More trucks and pick-ups rounded the bluff. No aircars or other aircraft, easy prey for AI drones or laser sats. In the middle was a three-man stealth tank, early twenty-first-century Scandi model. The radar-baffling edges were chipped, black absorption paint faded to grey. It had been state of the art once, like them. The thought came unbidden to Otto, insidious.
He thought out to Lehmann, painting up the tank in red on their iHUDs for the gunner to see. When we attack, take that out third. They think they're being clever, force us to get three rounds off – front, back and the tank. They might even get to fire back.
It belongs in a museum, not on the battlefield. Lehmann. No problem.
The convoy's final vehicle, a twelve-legged forestry truck, rounded the bend. Muller came online, his icon blinking.
Fifteen vehicles, sir. I see mostly food and personnel, some thermal blanketing, but nothing I can't see through, more or less. We can talk freely, they have nothing more sophisticated than personal music players.
Fifteen vehicles in all, a good haul. Maybe there'd be some supplies they could redistribute. The rebels could feed their countrymen instead of murdering them.
Sir, thought out Lehmann. Shall I take the shot?
On my mark. Three, two…
Wait! Muller, urgency belied by the MT's soulless drone. I'm getting something. There is a sixteenth vehicle in there, camo-scaled and heat masked.
Otto wiped the sweat from his face and blinked, searching where Muller indicated. His eyes ached; a fuzz of interference tracked across the left side of his field of vision every fourteen seconds. They needed servicing, all of them.
He scrunched his eyes shut, opened them. The interference cleared. Sure enough, there was the tell-tale shimmer in the air of camolam, ahead of the legged truck. He switched to infrared, and vague orange blotches lit up in his sight.

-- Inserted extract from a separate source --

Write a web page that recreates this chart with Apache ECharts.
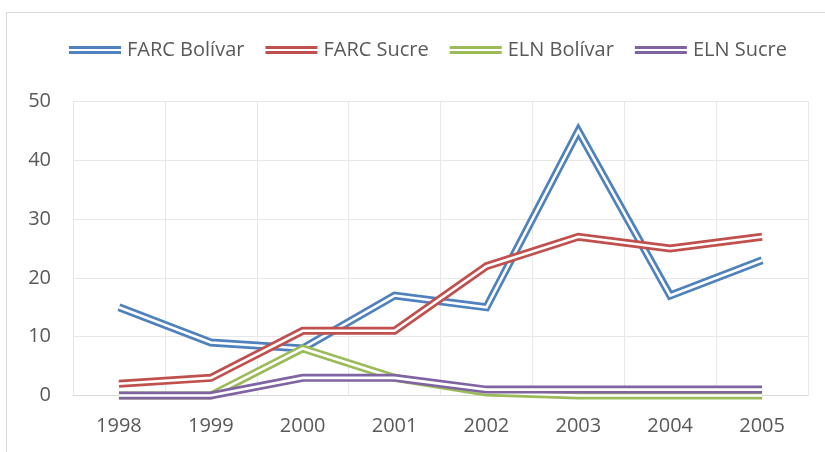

The rebels had a bag of cheap tricks to baffle heat sensors, but to hide something right in front of you required sophistication. Otto was mildly surprised, but then the EU and the USNA were not the only interested parties involved in Brazil's disintegration. Every power had its proxies here, the dress
rehearsal for the next world war.
The orange blotches lurched up and down; legged vehicle, Otto thought. Grinning faces flashed next to his men's icons.
Something big here, do you think, sir? Buchwald.
Maybe they're moving camp. There are more of them than we expected. Kaplinski.
What is it? asked Buchwald. Bullion truck? Weapons?
Can't tell, Muller's reply. It's too well masked, weak heat signatures, that's all.
Otto ran a tactical analysis through his adjutant. Threat indicators are not high enough to call off the attack. Stay focused. We take the column down.
I can get all four in a few seconds. It will not be a problem, said Lehmann,
Otto's sweat stung his cracked lips. Good. Wait for my mark. Ready, he thought out. Three, two, one. Fire.
Four muffled cracks in quick succession. Lehmann's feed in Otto's mind jerked with the recoil from the cannon. The GMM exploded in a ball of red fire. It slewed half off the road, the truck behind it braking hard. By the time the wrecked pick-up had come to rest against a tree, the forestry truck was listing to the right, right leg set torn off. The stealth tank billowed black smoke. The turret had traversed forty degrees before Lehmann's cannon had punched a hole in its side, the hi-ex shell destroying the interior, leaving the outside eerily intact. Whatever impact the shell had had on the fourth target was hard to tell, but its camo scales were undamaged; not a good sign.